September 13, 2017 at 10-45PMA year on and I am kickstarting my reo journey by following Te Reo Manahua. In the year since I completed Te Reo Pouāwai I have tried to keep my Reo going and embed vocabulary more deeply in my mahi. I have become more comfortable saying my pepeha and have extended it and improved the way that I say it as I have listened to feedback from Māori speakers.

I get the Kupu o te Rā delivered to my inbox everyday but mostly it passes me by after I skim read it. Earlier this year I joined the 100 Day Project and decided to use the Kupu o te Rā as a focus for my creative challenge.  I know that some of my sentences are incorrect but the process of trying to work them out was good for me!

It is exciting as the start of the course follows hot on the heels of Te Wiki o te Reo Māori and there has been lots of kōrero about the language and tikanga in the media.  I enjoyed the focus on using the language as much as possible by joining in with Mahuru Māori. I committed myself to always greeting people in Māori and my husband I practised our numbers by using them when we played cribbage in the evenings!  I have loved that there seemed to be so much more engagement with Te Wiki o te Reo Māori across the country this year.

I like this article about Guyon Espiner – RNZ presenter, who has made a real effort to learn Te Reo and use it as much as possible on the radio.  He talks about how he felt when he first started learning – about not wanting to get it wrong and feel humiliated. I guess for him it is a bigger step than for most of us as he has a large audience!  He also talks about how people send in feedback, sometimes positive and sometimes negative and how easy it could be to focus on the negative when in reality there are more positive comments. But it hurts when someone puts you down when you are trying. It is interesting that he says that he encouraging comments come from Māori who are pleased that he is having a go and that the mistakes don’t matter too much. We have had mixed messages about that and there are now one or two people who I am reluctant to try speaking Māori in front of. They are people who, I think, have my best interests at heart and don’t want me to put myself in an ‘unsafe’ space where I may offend if I get the tikanga or the language wrong.  

The pākeha who have criticised Guyon seem to be those who have been brought up in NZ, they may well be 3rd generation Kiwis and see the resurgence of Māori as a threat to all that they have ever known.  Other radio and TV presenters spoke about what they believe is their role in promoting the use of Te Reo; Duncan Garner said about the people who don’t believe that Te Reo should be used more widely; “It’s sad because it’s a taonga, it is a treasure.  And once we lose it, it’s gone mate.”  Kanoa Lloyd says she reckons New Zealanders are too scared to give it a go, and she doesn’t think that’s a decent excuse either.
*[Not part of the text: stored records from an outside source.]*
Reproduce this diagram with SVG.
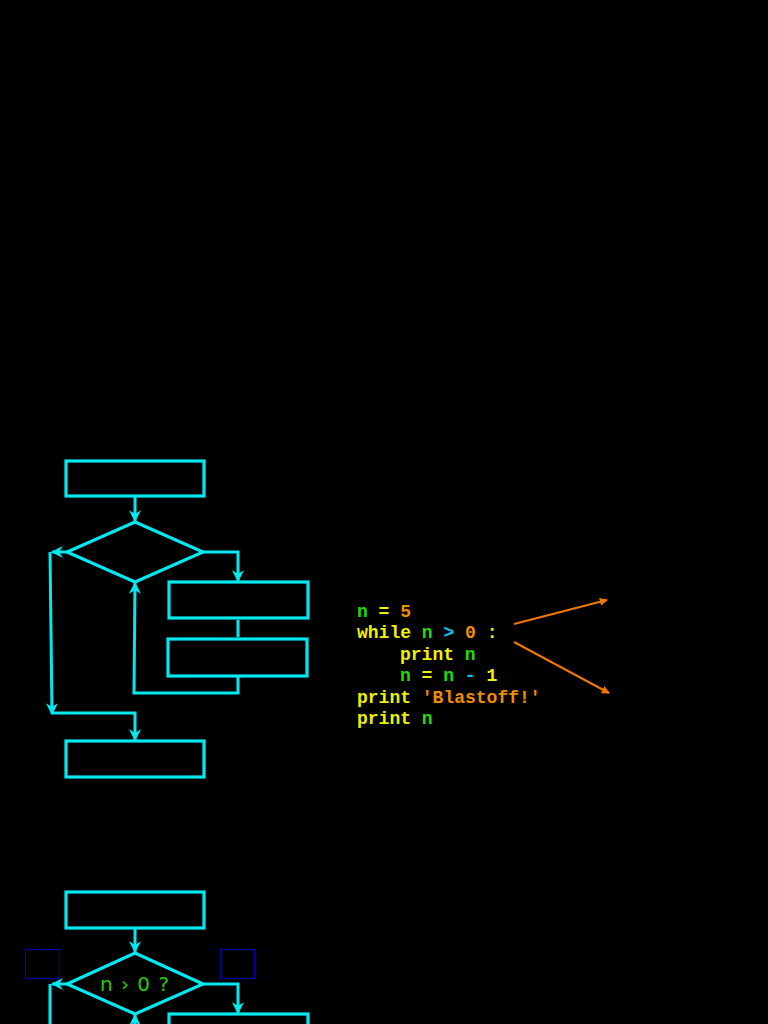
<svg xmlns="http://www.w3.org/2000/svg" width="768" height="1024" viewBox="0 0 768 1024">
<defs>
<marker id="ah" viewBox="0 0 10 10" refX="9" refY="5" markerWidth="4" markerHeight="4" orient="auto" markerUnits="strokeWidth">
<path d="M0,0 L10,5 L0,10 L3,5 z" fill="#00e8f0"/>
</marker>
<marker id="oh" viewBox="0 0 10 10" refX="9" refY="5" markerWidth="4" markerHeight="4" orient="auto" markerUnits="strokeWidth">
<path d="M0,0 L10,5 L0,10 z" fill="#f07800"/>
</marker>
<style>
.box{fill:none;stroke:#00e8f0;stroke-width:3.2}
.ln{fill:none;stroke:#00e8f0;stroke-width:3}
.arr{fill:none;stroke:#00e8f0;stroke-width:3;marker-end:url(#ah)}
.oa{fill:none;stroke:#f07800;stroke-width:2;marker-end:url(#oh)}
.code{font-family:"Liberation Mono","Courier New",monospace;font-weight:bold;font-size:18px}
.y{fill:#f0f000}.g{fill:#22dd00}.o{fill:#f08c00}.c{fill:#00ccee}
.blue{fill:none;stroke:#0000b0;stroke-width:1.2}
</style>
</defs>
<rect width="768" height="1024" fill="#000"/>
<g id="top-flow">
<g id="t-start"><rect class="box" x="66" y="461" width="138" height="35"/></g>
<g id="t-cond"><polygon class="box" points="135,522 203,552 135,582 67,552"/></g>
<g id="t-body1"><rect class="box" x="169" y="582" width="139" height="36"/></g>
<g id="t-body2"><rect class="box" x="168" y="639" width="139" height="37"/></g>
<g id="t-end"><rect class="box" x="66" y="741" width="138" height="36"/></g>
</g>
<g id="top-connectors">
<path class="arr" d="M135,496 V521"/>
<path class="arr" d="M67,552 H52"/>
<path class="arr" d="M50,552 L52,714"/>
<path class="arr" d="M52,713 H135 V740"/>
<path class="arr" d="M203,552 H238 V581"/>
<path class="ln" d="M238,620 V637"/>
<path class="arr" d="M238,677 V693 H134 L135,583"/>
</g>
<g id="code">
<text class="code" x="357" y="617"><tspan class="g">n</tspan><tspan class="y"> = </tspan><tspan class="o">5</tspan></text>
<text class="code" x="357" y="638"><tspan class="y">while </tspan><tspan class="g">n</tspan><tspan class="c"> &gt; </tspan><tspan class="o">0</tspan><tspan class="y"> :</tspan></text>
<text class="code" x="400" y="660"><tspan class="y">print </tspan><tspan class="g">n</tspan></text>
<text class="code" x="400" y="681"><tspan class="g">n</tspan><tspan class="y"> = </tspan><tspan class="g">n</tspan><tspan class="c"> - </tspan><tspan class="y">1</tspan></text>
<text class="code" x="357" y="703"><tspan class="y">print </tspan><tspan class="o">'Blastoff!'</tspan></text>
<text class="code" x="357" y="724"><tspan class="y">print </tspan><tspan class="g">n</tspan></text>
</g>
<g id="code-arrows">
<path class="oa" d="M514,624 L607,600"/>
<path class="oa" d="M514,642 L609,693"/>
</g>
<g id="bottom-flow">
<g id="b-start"><rect class="box" x="66" y="892" width="138" height="36"/></g>
<g id="b-cond"><polygon class="box" points="135,953 203,984 135,1014 67,984"/>
<text x="135" y="991" text-anchor="middle" font-family="DejaVu Sans, sans-serif" font-size="20" fill="#22cc00" letter-spacing="1">n › 0 ?</text></g>
<g id="b-body1"><rect class="box" x="169" y="1014" width="139" height="36"/></g>
<g id="b-lbl-left"><rect class="blue" x="25.5" y="949.5" width="34" height="29"/></g>
<g id="b-lbl-right"><rect class="blue" x="220.5" y="949.5" width="34" height="29"/></g>
</g>
<g id="bottom-connectors">
<path class="arr" d="M135,928 V952"/>
<path class="arr" d="M67,984 H52"/>
<path class="ln" d="M50,984 V1030"/>
<path class="arr" d="M203,984 H238 V1013"/>
<path class="arr" d="M135,1030 V1015"/>
</g>
</svg>
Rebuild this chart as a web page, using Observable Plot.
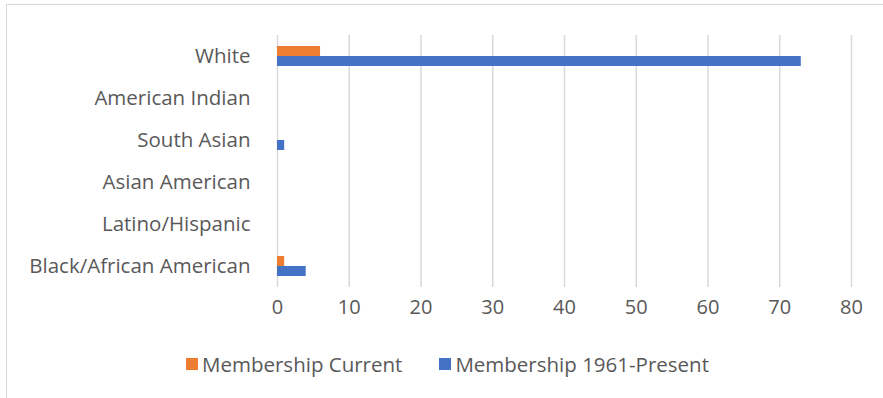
<!DOCTYPE html>
<html>
<head>
<meta charset="utf-8">
<script src="https://cdn.jsdelivr.net/npm/d3@7"></script>
<script src="https://cdn.jsdelivr.net/npm/@observablehq/plot@0.6"></script>
<style>
  html, body { margin: 0; padding: 0; background: #fff; }
  #wrap { position: relative; width: 883px; height: 398px; overflow: hidden; font-family: "Open Sans", Lato, sans-serif; }
  #frame { position: absolute; left: 6px; top: 4px; width: 920px; height: 440px; border: 1px solid #d9d9d9; box-sizing: border-box; }
  #chart { position: absolute; left: 0; top: 0; }
  #legend { position: absolute; top: 350px; left: 12px; width: 871px; display: flex; justify-content: center; gap: 37px; font-size: 20.5px; color: #595959; }
  #legend span.item { display: flex; align-items: center; }
  #legend span.sw { display: inline-block; width: 12px; height: 12px; margin-right: 4px; }
</style>
</head>
<body>
<div id="wrap">
  <div id="frame"></div>
  <div id="chart"></div>
  <div id="legend"></div>
</div>
<script>
const categories = ["White", "American Indian", "South Asian", "Asian American", "Latino/Hispanic", "Black/African American"];
const seriesNames = ["Membership Current", "Membership 1961-Present"];
const seriesColors = ["#ED7D31", "#4472C4"];
const membershipCurrent = [6, 0, 0, 0, 0, 1];
const membership1961 = [73, 0, 1, 0, 0, 4];
const xTicks = [0, 10, 20, 30, 40, 50, 60, 70, 80];

const data = [];
categories.forEach((c, i) => {
  data.push({category: c, series: seriesNames[0], value: membershipCurrent[i]});
  data.push({category: c, series: seriesNames[1], value: membership1961[i]});
});

const plot = Plot.plot({
  width: 883,
  height: 330,
  marginLeft: 277,
  marginRight: 32,
  marginTop: 34,
  marginBottom: 42,
  style: {fontFamily: "'Open Sans', Lato, sans-serif", fontSize: "20px", color: "#595959", background: "transparent"},
  x: {domain: [0, 80], ticks: xTicks, label: null},
  fy: {domain: categories, padding: 0, label: null},
  y: {domain: seriesNames, paddingInner: 0, paddingOuter: 1.1, axis: null},
  color: {domain: seriesNames, range: seriesColors},
  marks: [
    Plot.gridX(xTicks, {stroke: "#d9d9d9", strokeOpacity: 1, strokeWidth: 1.5}),
    Plot.barX(data, {fy: "category", y: "series", x: "value", fill: "series"}),
    Plot.axisFy({anchor: "left", tickSize: 0, tickPadding: 27, fontSize: 20.5, fill: "#595959", label: null}),
    Plot.axisX(xTicks, {tickSize: 0, tickPadding: 12, fontSize: 20, fill: "#595959", label: null, facetAnchor: "bottom"})
  ]
});
document.getElementById("chart").appendChild(plot);

const legend = document.getElementById("legend");
seriesNames.forEach((s, i) => {
  const item = document.createElement("span");
  item.className = "item";
  const sw = document.createElement("span");
  sw.className = "sw";
  sw.style.background = seriesColors[i];
  item.appendChild(sw);
  item.appendChild(document.createTextNode(s));
  legend.appendChild(item);
});
</script>
</body>
</html>
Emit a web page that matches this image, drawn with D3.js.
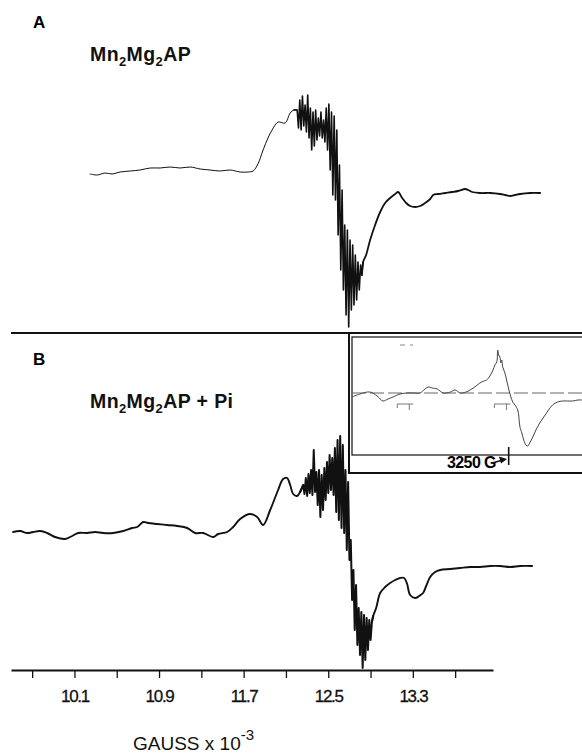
<!DOCTYPE html>
<html lang="en">
<head>
<meta charset="utf-8">
<script src="https://d3js.org/d3.v7.min.js"></script>
<title>EPR spectra</title>
<style>
  body { margin: 0; background: #fff; }
  svg { display: block; font-family: "Liberation Sans", Arial, sans-serif; }
</style>
</head>
<body>
<script>
var width = 582, height = 754;

// field in kG, signal in arbitrary units
var traceALeft = [[10.248,6],[10.315,5],[10.390,7],[10.456,6],[10.532,8],[10.627,9],[10.721,10],[10.816,12],
  [10.910,12],[11.005,13],[11.100,12],[11.194,13],[11.289,11],[11.383,10],[11.478,9],[11.572,10],[11.667,8],
  [11.743,8],[11.790,9],[11.835,16],[11.884,30],[11.930,42],[11.969,50],[12.026,58],[12.092,57],[12.140,67],[12.175,70]];
var noiseAStart = 12.206, noiseStep = 0.0125;
var noiseA = [70,52,80,50,84,54,75,48,85,42,72,30,68,34,70,40,62,44,68,42,60,38,72,30,76,10,68,-15,64,-20,
  50,-55,15,-90,-10,-110,-45,-135,-50,-147,-60,-130,-65,-125,-75,-120,-82,-110,-85,-95];
var traceARight = [[12.830,-82],[12.858,-75],[12.896,-60],[12.943,-45],[12.991,-32],[13.038,-23],[13.085,-18],
  [13.133,-14],[13.161,-12],[13.199,-18],[13.237,-23],[13.274,-26],[13.322,-27],[13.369,-26],[13.416,-23],
  [13.464,-19],[13.492,-15],[13.539,-14],[13.605,-13],[13.672,-12],[13.728,-11],[13.795,-9],[13.823,-10],
  [13.861,-12],[13.936,-13],[14.031,-13],[14.125,-14],[14.173,-15],[14.220,-16],[14.267,-15],[14.315,-14],
  [14.409,-13],[14.504,-13]];

var traceBLeft = [[9.520,8],[9.587,9],[9.653,7],[9.709,8],[9.776,9],[9.842,7],[9.917,3],[10.012,1],[10.078,4],
  [10.135,7],[10.220,7],[10.296,8],[10.371,7],[10.466,7],[10.561,9],[10.646,12],[10.693,13],[10.750,18],
  [10.797,17],[10.882,16],[10.977,15],[11.071,14],[11.166,12],[11.241,7],[11.317,7],[11.412,3],[11.459,6],
  [11.544,8],[11.601,13],[11.667,21],[11.761,26],[11.828,23],[11.884,15],[11.951,30],[12.026,50],[12.073,61],
  [12.111,62],[12.140,55],[12.168,46],[12.206,44],[12.234,48]];
var noiseBStart = 12.263;
var noiseB = [55,46,62,44,66,47,70,45,90,48,68,35,70,23,65,30,72,40,78,47,85,50,82,45,92,28,100,20,104,12,
  95,7,70,-10,58,-20,0,-60,-30,-90,-45,-105,-68,-115,-72,-128,-75,-120,-78,-110,-80,-100,-82];
var traceBRight = [[12.925,-76],[12.953,-68],[12.991,-53],[13.038,-47],[13.085,-43],[13.133,-40],[13.180,-38],
  [13.218,-38],[13.246,-44],[13.274,-55],[13.322,-58],[13.360,-56],[13.397,-53],[13.426,-46],[13.464,-37],
  [13.511,-32],[13.558,-30],[13.653,-29],[13.747,-28],[13.842,-27],[13.936,-27],[14.031,-26],[14.125,-26],
  [14.220,-27],[14.315,-26],[14.428,-26]];

// inset spectrum, field in G
var insetTrace = [[2750,-4],[2775,-1],[2807,1],[2830,-3],[2849,-8],[2865,-6],[2881,-4],[2903,-1],[2926,0],
  [2948,0],[2967,0],[2983,4],[2993,6],[3006,5],[3022,4],[3041,0],[3064,1],[3079,3],[3095,0],[3114,1],
  [3127,3],[3146,7],[3158,10],[3171,12],[3180,13],[3190,17],[3200,23],[3206,28],[3212,31],[3215,43],
  [3218,38],[3222,36],[3225,30],[3228,33],[3231,26],[3238,20],[3244,12],[3250,4],[3257,-4],[3263,-9],
  [3270,-12],[3279,-17],[3286,-34],[3292,-40],[3298,-47],[3305,-52],[3311,-53],[3317,-50],[3327,-44],
  [3337,-37],[3349,-30],[3362,-24],[3375,-18],[3390,-12],[3406,-9],[3422,-8],[3438,-8],[3454,-8],
  [3471,-7],[3484,-7]];
var insetMarker = 3250;

var tickFields = [9.7,10.1,10.5,10.9,11.3,11.7,12.1,12.5,12.9,13.3,13.7];
var tickLabels = ["10.1","10.9","11.7","12.5","13.3"];

var svg = d3.select("body").append("svg").attr("width", width).attr("height", height);

var x = d3.scaleLinear().domain([9.5, 14.058]).range([11, 493]);
var yA = d3.scaleLinear().domain([-160, 160]).range([340, 20]);
var yB = d3.scaleLinear().domain([-160, 160]).range([700, 380]);

// one trace = smooth left part, dense noisy centre, smooth right part
function drawTrace(left, start, noise, right, y, wLeft, wNoise, wRight) {
  var mid = noise.map(function(v, i) { return [start + i * noiseStep, v]; });
  var smooth = d3.line().curve(d3.curveCatmullRom.alpha(0.5))
    .x(function(d){ return x(d[0]); }).y(function(d){ return y(d[1]); });
  var straight = d3.line().x(function(d){ return x(d[0]); }).y(function(d){ return y(d[1]); });
  var g = svg.append("g").attr("fill", "none").attr("stroke", "#111")
    .attr("stroke-linejoin", "round").attr("stroke-linecap", "round");
  g.append("path").attr("d", smooth(left.concat([mid[0]]))).attr("stroke-width", wLeft);
  g.append("path").attr("d", straight([left[left.length - 1]].concat(mid, [right[0]]))).attr("stroke-width", wNoise);
  g.append("path").attr("d", smooth([mid[mid.length - 1]].concat(right))).attr("stroke-width", wRight);
}
drawTrace(traceALeft, noiseAStart, noiseA, traceARight, yA, 1, 1.6, 1.8);
drawTrace(traceBLeft, noiseBStart, noiseB, traceBRight, yB, 1.9, 2, 1.9);

// divider between panels
svg.append("line").attr("x1", 11).attr("x2", width).attr("y1", 333).attr("y2", 333)
  .attr("stroke", "#111").attr("stroke-width", 2);

// inset box
var inset = svg.append("g");
inset.append("rect").attr("x", 349).attr("y", 333).attr("width", 250).attr("height", 140)
  .attr("fill", "#fff").attr("stroke", "#111").attr("stroke-width", 2);
inset.append("rect").attr("x", 352).attr("y", 337).attr("width", 250).attr("height", 118)
  .attr("fill", "none").attr("stroke", "#222").attr("stroke-width", 1.3);

var xi = d3.scaleLinear().domain([2750, 3484]).range([352, 582]);
var yi = d3.scaleLinear().domain([-60, 60]).range([453, 333]);

inset.append("line").attr("x1", 352).attr("x2", width).attr("y1", yi(0)).attr("y2", yi(0))
  .attr("stroke", "#666").attr("stroke-width", 1).attr("stroke-dasharray", "14,4");
inset.append("path")
  .attr("d", d3.line().curve(d3.curveCatmullRom.alpha(0.5))
    .x(function(d){ return xi(d[0]); }).y(function(d){ return yi(d[1]); })(insetTrace))
  .attr("fill", "none").attr("stroke", "#444").attr("stroke-width", 1);

// small reference marks in the inset
[2920, 3230].forEach(function(f) {
  var cx = xi(f);
  inset.append("path")
    .attr("d", "M" + (cx - 8) + ",404h16M" + (cx - 8) + ",404v4M" + (cx + 4) + ",404v6")
    .attr("fill", "none").attr("stroke", "#777").attr("stroke-width", 1);
});
inset.append("path").attr("d", "M400,345h5M410,345h3").attr("stroke", "#888").attr("stroke-width", 1.2);

inset.append("line").attr("x1", xi(insetMarker)).attr("x2", xi(insetMarker)).attr("y1", 447).attr("y2", 465)
  .attr("stroke", "#111").attr("stroke-width", 1.6);
inset.append("text").attr("x", 447).attr("y", 468).attr("font-size", 16).attr("font-weight", "bold")
  .attr("letter-spacing", -0.6).text("3250 G");
inset.append("path").attr("d", "M492,463 L503,460")
  .attr("stroke", "#111").attr("stroke-width", 1.6);
inset.append("path").attr("d", "M499,456.5 L507,459 L501,463.5 Z").attr("fill", "#111");

// bottom axis
var xAxis = d3.axisBottom(x).tickValues(tickFields).tickSize(8).tickSizeOuter(0).tickPadding(12)
  .tickFormat(function(d) {
    var s = d3.format(".1f")(d);
    return tickLabels.indexOf(s) >= 0 ? s : "";
  });
var gx = svg.append("g").attr("transform", "translate(0,670)").call(xAxis);
gx.select(".domain").attr("stroke", "#111").attr("stroke-width", 2);
gx.selectAll(".tick line").attr("stroke", "#111").attr("stroke-width", 1.3);
gx.selectAll(".tick text").attr("font-size", 17).attr("fill", "#111").attr("letter-spacing", -1.3)
  .attr("stroke", "#111").attr("stroke-width", 0.3)
  .attr("font-family", "Liberation Sans, Arial, sans-serif");

var xl = svg.append("text").attr("x", 133).attr("y", 750).attr("font-size", 19).attr("fill", "#111");
xl.append("tspan").text("GAUSS x 10");
xl.append("tspan").attr("dy", -10).attr("font-size", 15).text("-3");

// panel labels
function formula(y, extra) {
  var t = svg.append("text").attr("x", 90).attr("y", y).attr("font-size", 19.5)
    .attr("font-weight", "bold").attr("letter-spacing", 0.4).attr("fill", "#111");
  t.append("tspan").text("Mn");
  t.append("tspan").attr("dy", 5).attr("font-size", 13).text("2");
  t.append("tspan").attr("dy", -5).text("Mg");
  t.append("tspan").attr("dy", 5).attr("font-size", 13).text("2");
  t.append("tspan").attr("dy", -5).text("AP" + extra);
}
svg.append("text").attr("x", 33).attr("y", 28).attr("font-size", 17).attr("font-weight", "bold").text("A");
svg.append("text").attr("x", 33).attr("y", 365).attr("font-size", 17).attr("font-weight", "bold").text("B");
formula(61, "");
formula(408, " + Pi");
</script>
</body>
</html>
20170923_061712Recently, we stayed at Michael King’s house in Opoutere (it is now owned by the University of Waikato and is available to rent for employees and their whānau). Whilst I was there I read his book “Being Pākeha Now“. It is not a long book and it is very readable; it tells his story as a Pakeha and his ‘growing up’ and his developing understanding of Māori tikanga and reo and his sense of identity as a Pakeha.  He talks about our responsibility to know where we fit as Pākeha in New Zealand, about not being afraid to find our own identities but to also respect others’ cultures and language and value the place of Māori tikanga and reo in Aotearoa.  In an interview with Terry Locke he talks also about how New Zealand attitudes, values and habits as well as his experiences growing up ‘have contributed to or intensified that feeling I have that my culture is not European. It’s something different, it’s Pakeha, and it’s something which I now would define, as I say, as a second New Zealand indigenous culture.’  Both are well worth a read.